The lack of emotional connection between parent and child looms large in History Lesson for Girls, not only between the girls and their parents but also between Alison’s parents and grandparents. Why are relationships between parents and children so complicated? As a mother and daughter, how have you attempted to breach that gap?

Both Alison and Kate are grappling with the legacies of their families, struggling with their desire to belong, their desire to break away, and, in Alison particularly, a desire to define what these legacies might mean. History (which is to say, reality) changes with perspective, of course, and The Chronicle of the Lost Heroine may be no more fanciful and illusory than some of the sanctioned histories championed by the adults (Mr. Bostitch, say, or the Women of History). In this novel, the glass pane between these diverse realities is cloudy.
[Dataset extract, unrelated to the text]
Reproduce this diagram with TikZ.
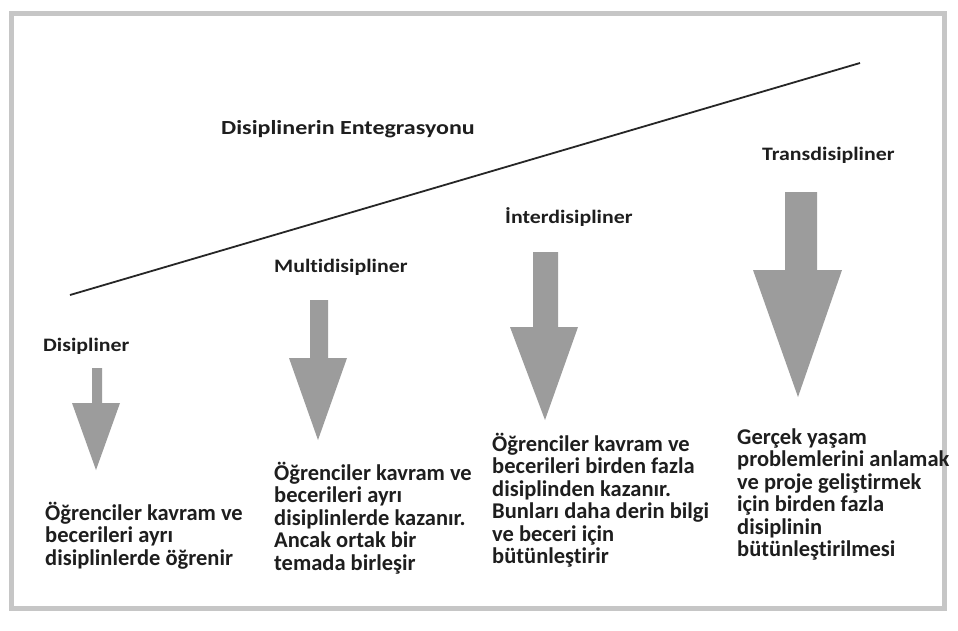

Family traits, repeating passions and foibles, allegiance to the family history, the known way of looking at things, fascinate me as a writer, even as they simultaneously seduce and confound me as a human being. Children embrace, throw out, and remake their families. It’s an ongoing process. “I am not my mother,” says Kate at one point—and this is true and untrue at the same time. Even adults can make mistakes, allowing personalities to overlap and subsume identity.

Late in the story, Sarah Beckingworth considers this: “Even now she can remember standing next to her mother in the field. Compared to the Paleozoic rock, they were virtually the same age.” As an adult, my ability to see my own parents as separate individuals and as regular, fallible humans, just like me (“virtually the same age”), deepens my understanding of them, makes our relationship richer. But I don’t have any real answers, and I can only hope that as my own daughter grows older, I’m able to maintain a balance of honesty and respect, of attentiveness and willingness to set her free.
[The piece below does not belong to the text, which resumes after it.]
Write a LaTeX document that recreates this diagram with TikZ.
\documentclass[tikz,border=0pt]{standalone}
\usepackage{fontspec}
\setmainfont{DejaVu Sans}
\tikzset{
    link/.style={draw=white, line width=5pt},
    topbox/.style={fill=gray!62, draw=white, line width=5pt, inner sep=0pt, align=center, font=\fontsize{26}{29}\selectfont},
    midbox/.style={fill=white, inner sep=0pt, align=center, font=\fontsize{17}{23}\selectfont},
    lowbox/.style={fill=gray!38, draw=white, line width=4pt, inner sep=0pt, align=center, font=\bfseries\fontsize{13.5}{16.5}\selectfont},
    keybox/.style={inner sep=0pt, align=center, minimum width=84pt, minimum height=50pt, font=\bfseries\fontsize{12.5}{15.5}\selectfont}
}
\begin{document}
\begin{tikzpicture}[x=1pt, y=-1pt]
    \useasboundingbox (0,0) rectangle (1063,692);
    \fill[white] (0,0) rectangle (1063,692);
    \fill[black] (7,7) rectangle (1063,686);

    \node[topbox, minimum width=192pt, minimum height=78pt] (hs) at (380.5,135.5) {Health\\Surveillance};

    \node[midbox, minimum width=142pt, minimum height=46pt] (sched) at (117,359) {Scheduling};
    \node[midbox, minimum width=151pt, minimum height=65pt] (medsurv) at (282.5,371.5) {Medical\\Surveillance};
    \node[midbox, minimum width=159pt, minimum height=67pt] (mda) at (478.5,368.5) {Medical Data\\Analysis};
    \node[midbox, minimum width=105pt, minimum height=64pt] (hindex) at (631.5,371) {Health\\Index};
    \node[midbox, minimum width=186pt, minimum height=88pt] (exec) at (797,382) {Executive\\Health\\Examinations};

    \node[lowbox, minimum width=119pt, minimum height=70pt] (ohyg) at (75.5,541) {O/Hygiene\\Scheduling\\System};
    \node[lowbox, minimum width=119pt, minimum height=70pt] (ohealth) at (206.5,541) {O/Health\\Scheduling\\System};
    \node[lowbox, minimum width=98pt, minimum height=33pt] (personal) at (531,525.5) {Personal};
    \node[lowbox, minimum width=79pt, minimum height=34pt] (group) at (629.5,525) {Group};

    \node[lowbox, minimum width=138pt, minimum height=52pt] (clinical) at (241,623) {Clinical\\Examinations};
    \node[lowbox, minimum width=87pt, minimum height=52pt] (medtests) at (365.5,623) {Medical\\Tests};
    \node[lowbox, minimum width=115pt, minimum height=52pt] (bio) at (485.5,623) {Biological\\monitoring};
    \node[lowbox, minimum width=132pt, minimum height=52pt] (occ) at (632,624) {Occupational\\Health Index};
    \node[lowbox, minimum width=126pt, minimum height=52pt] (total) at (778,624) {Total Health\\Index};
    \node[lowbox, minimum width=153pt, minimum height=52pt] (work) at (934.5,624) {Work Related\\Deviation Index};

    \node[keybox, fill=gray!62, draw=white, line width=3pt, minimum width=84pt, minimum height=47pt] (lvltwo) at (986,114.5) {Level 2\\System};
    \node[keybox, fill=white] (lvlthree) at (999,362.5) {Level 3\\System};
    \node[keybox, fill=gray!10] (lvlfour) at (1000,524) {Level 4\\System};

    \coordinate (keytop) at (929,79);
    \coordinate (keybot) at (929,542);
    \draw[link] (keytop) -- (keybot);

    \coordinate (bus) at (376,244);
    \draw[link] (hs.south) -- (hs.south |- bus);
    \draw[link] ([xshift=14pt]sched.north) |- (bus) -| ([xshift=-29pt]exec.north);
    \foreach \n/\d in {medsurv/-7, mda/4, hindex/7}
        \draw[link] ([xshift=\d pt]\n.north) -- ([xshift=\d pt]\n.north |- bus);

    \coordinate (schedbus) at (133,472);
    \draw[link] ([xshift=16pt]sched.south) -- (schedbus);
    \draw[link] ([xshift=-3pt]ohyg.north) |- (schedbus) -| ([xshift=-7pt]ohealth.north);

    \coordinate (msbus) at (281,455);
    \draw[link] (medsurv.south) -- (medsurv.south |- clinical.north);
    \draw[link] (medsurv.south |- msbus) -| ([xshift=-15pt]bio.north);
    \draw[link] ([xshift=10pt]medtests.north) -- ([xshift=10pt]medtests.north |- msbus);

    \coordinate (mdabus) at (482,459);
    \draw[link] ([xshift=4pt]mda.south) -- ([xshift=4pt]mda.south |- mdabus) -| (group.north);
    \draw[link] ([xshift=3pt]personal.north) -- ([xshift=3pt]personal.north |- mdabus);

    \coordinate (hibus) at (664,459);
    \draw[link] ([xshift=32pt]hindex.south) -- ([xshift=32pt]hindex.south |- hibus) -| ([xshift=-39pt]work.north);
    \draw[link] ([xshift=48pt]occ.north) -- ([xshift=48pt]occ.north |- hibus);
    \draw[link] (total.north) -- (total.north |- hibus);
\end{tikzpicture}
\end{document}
Throughout the novel, you provide some brief details of Alison Glass’s adult life, but the narrative focuses primarily on her youth. Where is she now? What is she like? Do you think you would ever revisit her character in the present?

I wrote a lot about Alison’s life that I didn’t finally use. It felt like the tension in the remembered story was best maintained with a minimum of adult overlay. (On my desk right now is a draft of a story about a veterinarian that comes from these outtakes, though she is no longer Alison, exactly.)
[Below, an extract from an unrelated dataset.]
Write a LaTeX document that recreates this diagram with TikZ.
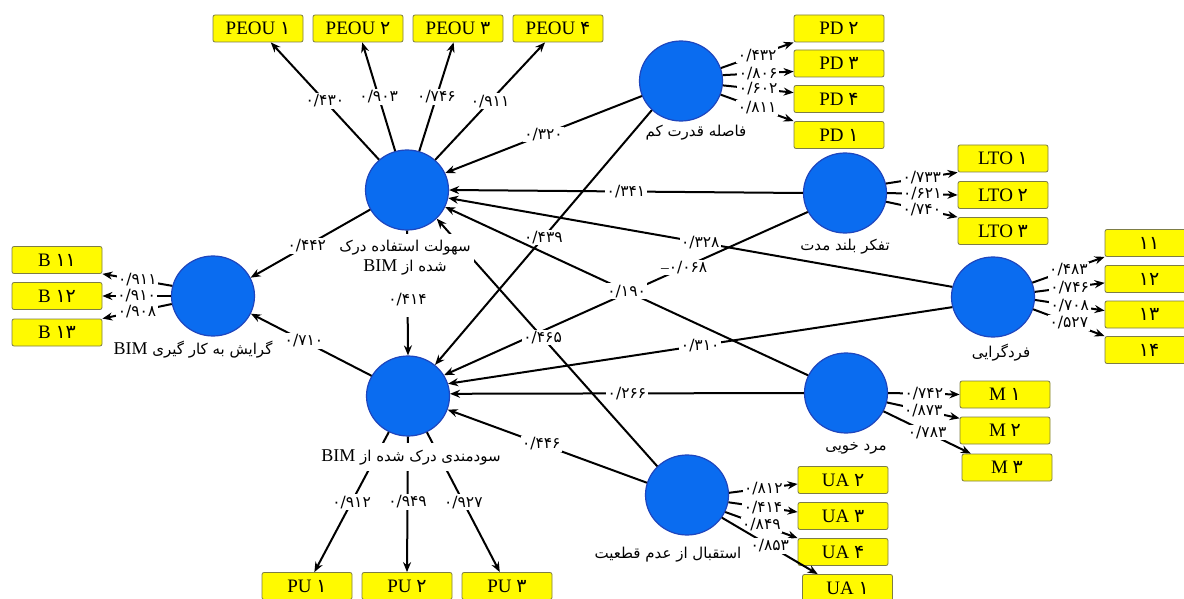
\documentclass[tikz,border=0pt]{standalone}
\usepackage{fontspec}
\setmainfont{Liberation Serif}
\newfontfamily\fa[Script=Arabic]{DejaVu Sans}
\TeXXeTstate=1
\usetikzlibrary{arrows.meta,shapes.geometric}
\definecolor{circf}{RGB}{10,108,240}
\definecolor{circb}{RGB}{30,70,190}
\definecolor{boxf}{RGB}{255,250,0}
\definecolor{boxb}{RGB}{125,125,70}
\newcommand{\fd}[1]{{\fa #1}}
\newcommand{\rtl}[1]{\beginR{\fa #1}\endR}
\newcommand{\bimL}{\beginL{\rmfamily\fontsize{18}{20}\selectfont BIM}\endL}
\begin{document}
\begin{tikzpicture}[x=1pt,y=-1pt,
  lat/.style={ellipse, draw=circb, fill=circf, line width=1.2pt, minimum width=83pt, minimum height=80pt, inner sep=0pt},
  ibox/.style={draw=boxb, fill=boxf, rounded corners=2pt, minimum width=90pt, minimum height=27pt, inner sep=0pt, line width=0.8pt, font=\rmfamily\fontsize{19}{21}\selectfont},
  arr/.style={-{Stealth[length=10pt,width=8pt]}, line width=2pt},
  lbl/.style={fill=white, inner sep=1.5pt, font=\fa\fontsize{15.5}{17}\selectfont},
  ltxt/.style={fill=white, inner xsep=3pt, inner ysep=2pt, align=center, font=\fa\fontsize{15}{20}\selectfont}]
\clip (0,0) rectangle (1184,599);
\fill[white] (0,0) rectangle (1184,599);

% latent variables
\node[lat] (peou) at (407,190) {};
\node[lat] (pu) at (408,396) {};
\node[lat] (b) at (213,296) {};
\node[lat] (pd) at (681,81) {};
\node[lat] (lto) at (845,193) {};
\node[lat] (ind) at (993,297) {};
\node[lat] (m) at (846,393) {};
\node[lat] (ua) at (687,495) {};

% indicators
\node[ibox] (peou1) at (258,28.5) {PEOU \fd{۱}};
\node[ibox] (peou2) at (358,28.5) {PEOU \fd{۲}};
\node[ibox] (peou3) at (458,28.5) {PEOU \fd{۳}};
\node[ibox] (peou4) at (558,28.5) {PEOU \fd{۴}};
\node[ibox] (pd2) at (839,28.5) {PD \fd{۲}};
\node[ibox] (pd3) at (839,63.5) {PD \fd{۳}};
\node[ibox] (pd4) at (839,99) {PD \fd{۴}};
\node[ibox] (pd1) at (839,135) {PD \fd{۱}};
\node[ibox] (lto1) at (1003,158.5) {LTO \fd{۱}};
\node[ibox] (lto2) at (1003,195) {LTO \fd{۲}};
\node[ibox] (lto3) at (1003,231) {LTO \fd{۳}};
\node[ibox,minimum width=88pt] (i11) at (1149,243) {\fd{۱۱}};
\node[ibox,minimum width=88pt] (i12) at (1149,279) {\fd{۱۲}};
\node[ibox,minimum width=88pt] (i13) at (1149,314.5) {\fd{۱۳}};
\node[ibox,minimum width=88pt] (i14) at (1149,350) {\fd{۱۴}};
\node[ibox] (m1) at (1005,394.5) {M \fd{۱}};
\node[ibox] (m2) at (1005,430.5) {M \fd{۲}};
\node[ibox] (m3) at (1007,467.5) {M \fd{۳}};
\node[ibox] (ua2) at (843,480) {UA \fd{۲}};
\node[ibox] (ua3) at (843,516) {UA \fd{۳}};
\node[ibox] (ua4) at (843,552) {UA \fd{۴}};
\node[ibox] (ua1) at (847.5,588) {UA \fd{۱}};
\node[ibox] (b11) at (57,260) {B \fd{۱۱}};
\node[ibox] (b12) at (57,296) {B \fd{۱۲}};
\node[ibox] (b13) at (57,332.5) {B \fd{۱۳}};
\node[ibox] (pu1) at (307,586) {PU \fd{۱}};
\node[ibox] (pu2) at (407,586) {PU \fd{۲}};
\node[ibox] (pu3) at (507,586) {PU \fd{۳}};

% structural paths
\draw[arr] (pd.201) -- node[lbl]{\fd{۰/۳۲۰}} (peou.24);
\draw[arr] (pd.225) -- node[lbl]{\fd{۰/۴۳۹}} (pu.49);
\draw[arr] (lto.180) -- node[lbl]{\fd{۰/۳۴۱}} (peou.0);
\draw[arr] (lto.207) -- node[lbl,pos=0.34]{{\rmfamily\fontsize{15.5}{17}\selectfont\textendash}\fd{۰/۰۶۸}} (pu.30);
\draw[arr] (ind.166) -- node[lbl]{\fd{۰/۳۲۸}} (peou.-11);
\draw[arr] (ind.194) -- node[lbl]{\fd{۰/۳۱۰}} (pu.17);
\draw[arr] (m.155) -- node[lbl]{\fd{۰/۱۹۰}} (peou.-24);
\draw[arr] (m.180) -- node[lbl]{\fd{۰/۲۶۶}} (pu.3);
\draw[arr] (ua.136) -- node[lbl,pos=0.52]{\fd{۰/۴۶۵}} (peou.-44);
\draw[arr] (ua.163) -- node[lbl,pos=0.53]{\fd{۰/۴۴۶}} (pu.-19);
\draw[arr] (peou.208) -- node[lbl,pos=0.53]{\fd{۰/۴۴۲}} (b.26);
\draw[arr] (pu.151) -- node[lbl,pos=0.56]{\fd{۰/۷۱۰}} (b.-25);
\draw[arr] (peou.south) -- node[lbl,pos=0.55,inner ysep=11pt]{\fd{۰/۴۱۴}} (pu.north);

% measurement paths
\draw[arr] (peou) -- node[lbl]{\fd{۰/۴۳۰}} (peou1);
\draw[arr] (peou) -- node[lbl]{\fd{۰/۹۰۳}} (peou2);
\draw[arr] (peou) -- node[lbl]{\fd{۰/۷۴۶}} (peou3);
\draw[arr] (peou) -- node[lbl]{\fd{۰/۹۱۱}} (peou4);
\draw[arr] (pd.18) -- node[lbl]{\fd{۰/۴۳۲}} (pd2.south west);
\draw[arr] (pd.8) -- node[lbl]{\fd{۰/۸۰۶}} (pd3.190);
\draw[arr] (pd.-6) -- node[lbl]{\fd{۰/۶۰۲}} (pd4.172);
\draw[arr] (pd.-19) -- node[lbl]{\fd{۰/۸۱۱}} (pd1.north west);
\draw[arr] (lto.13) -- node[lbl]{\fd{۰/۷۳۳}} (lto1.south west);
\draw[arr] (lto.0) -- node[lbl]{\fd{۰/۶۲۱}} (lto2.west);
\draw[arr] (lto.-12) -- node[lbl]{\fd{۰/۷۴۰}} (lto3.north west);
\draw[arr] (ind.20) -- node[lbl]{\fd{۰/۴۸۳}} (i11.south west);
\draw[arr] (ind.7) -- node[lbl]{\fd{۰/۷۴۶}} (i12.185);
\draw[arr] (ind.-4) -- node[lbl]{\fd{۰/۷۰۸}} (i13.175);
\draw[arr] (ind.-17) -- node[lbl]{\fd{۰/۵۲۷}} (i14.north west);
\draw[arr] (m.0) -- node[lbl]{\fd{۰/۷۴۲}} (m1.west);
\draw[arr] (m.-13) -- node[lbl]{\fd{۰/۸۷۳}} (m2.165);
\draw[arr] (m.-26) -- node[lbl]{\fd{۰/۷۸۳}} (m3.159);
\draw[arr] (ua.3) -- node[lbl]{\fd{۰/۸۱۲}} (ua2.185);
\draw[arr] (ua.-10) -- node[lbl]{\fd{۰/۴۱۴}} (ua3.175);
\draw[arr] (ua.-24) -- node[lbl]{\fd{۰/۸۴۹}} (ua4.north west);
\draw[arr] (ua.-33) -- node[lbl]{\fd{۰/۸۵۳}} (ua1.155);
\draw[arr] (b.166) -- node[lbl]{\fd{۰/۹۱۱}} (b11.south east);
\draw[arr] (b.180) -- node[lbl]{\fd{۰/۹۱۰}} (b12.east);
\draw[arr] (b.191) -- node[lbl]{\fd{۰/۹۰۸}} (b13.north east);
\draw[arr] (pu) -- node[lbl]{\fd{۰/۹۱۲}} (pu1);
\draw[arr] (pu.south) -- node[lbl,pos=0.48]{\fd{۰/۹۴۹}} (pu2.north);
\draw[arr] (pu) -- node[lbl]{\fd{۰/۹۲۷}} (pu3);

% construct names
\node[ltxt,inner ysep=6pt] (peoul) at (405,258) {\rtl{سهولت استفاده درک}\\ \beginR{\fa شده از }\bimL\endR};
\node[ltxt,inner ysep=6pt] (pul) at (411,457) {\beginR{\fa سودمندی درک شده از }\bimL\endR};
\node[ltxt] (bl) at (193,350) {\beginR{\fa گرایش به کار گیری }\bimL\endR};
\node[ltxt] (pdl) at (696,133) {\rtl{فاصله قدرت کم}};
\node[ltxt] (ltol) at (845,247) {\rtl{تفکر بلند مدت}};
\node[ltxt] (indl) at (1001,353) {\rtl{فردگرایی}};
\node[ltxt] (ml) at (856,448) {\rtl{مرد خویی}};
\node[ltxt] (ual) at (668,555) {\rtl{استقبال از عدم قطعیت}};
\end{tikzpicture}
\end{document}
In her life after the book, I imagine Alison is happily married to Neal, who had the good sense to toast “the horse and the girl.” I expect she is probably still haunted by Kate and always will be.

You’re the director of the creative writing program at the University of Arizona. What advice do you give prospective authors? How does teaching affect your own writing? What, if anything, have you learned from your students?

I do learn from my students. In the graduate workshop, writers comment on one another’s work, and in the process hone their own abilities to critique and rewrite their own stories. I am one of those writers, and I learn from the challenges and successes of the younger writers with whom I work. There’s a great joy in talking to and spending time with people who share a passion, and my students give me that chance.

Writing requires diligence and practice. I think most successful writers clock in many hours on a regular basis. And writing is an ongoing investigation into what matters to the writer as a person and as an artist. Thankfully, a writer never achieves a state of grace, which means that the thrill is all in the pursuit.

What books are currently on your bedside table? What books or authors have been most important to you over the course of your life?

Still on the nightstand, read recently but not yet put away: Barchester Towers by Anthony Trollope, Night by Elie Wiesel, andThe Unprofessionals by Julie Hecht. I’m reading On Beauty by Zadie Smith, and will then move on to The Unsettling, the new story collection by Peter Rock.

I love Cervantes, Virginia Woolf, Oscar Wilde, Jane Austen, Flann O’Brien, Raymond Queneau. In the living set, some strong favorites are Haruki Murakami, George Saunders, Frederic Tuten, Nancy Lemann, Lydia Davis.

What are you working on now?

I have a few projects going. I’m working on a new novel, a collection of stories, and another collection of short prose pieces, called One Hundred Histories.

 


DISCUSSION QUESTIONS
  • Tut Hamilton’s sham shamanism and Clare Glass’s holistic healing exist at opposing extremes of the same human desire for guidance and belief in self-improvement. Discuss how the question of faith—in love, in friendship, and in oneself—exists in the novel.
     
  • How much influence do parents’ private lives have on their children? Is this unavoidable? Damaging? What happens when being a good parent and being a fulfilled adult are at odds with each other? Where are the lines drawn?
     
  • Choose three words to describe each of the parents in History Lesson for Girls; compare your choices as a group. Are you surprised by others’ selections? How do the various perspectives relate to each other?
     
  • What accounts for the success of Kate and Alison’s friendship? What does each girl provide for the other? To what do you attribute the growing distance between them?
     
  • The girls use horseback riding as an emotional outlet, a way to find freedom in their constricted lives. Do you have any similar tools in your own life? What are the benefits of these methods of escape? Are there any risks involved?
     
  • How did you respond to the intersecting narratives of Sarah, the lost heroine, and of Alison and Kate? How does each section relate to the other, chapter by chapter? What do you think is the purpose behind structuring the novel in this way?
     
  • Do we all have a lost heroine (or hero) in our past? If you were to write your own history, what would it be like? Where would you set it? How would it connect to your current life?
     
  • The expression “the more things change, the more they stay the same” is a comment on the commonality of human experience throughout history. How do the heroines’ experiences in History Lesson for Girls relate to your own adolescence? Is much of what is presented in the novel true of adolescence today?
     
  • “What is history? When does it begin?” asks Alison on page 293, contemplating the question of perspective and the importance of everyday events. How would you answer? Think of history on a grand scale (e.g., world history) as well as small (e.g., personal history).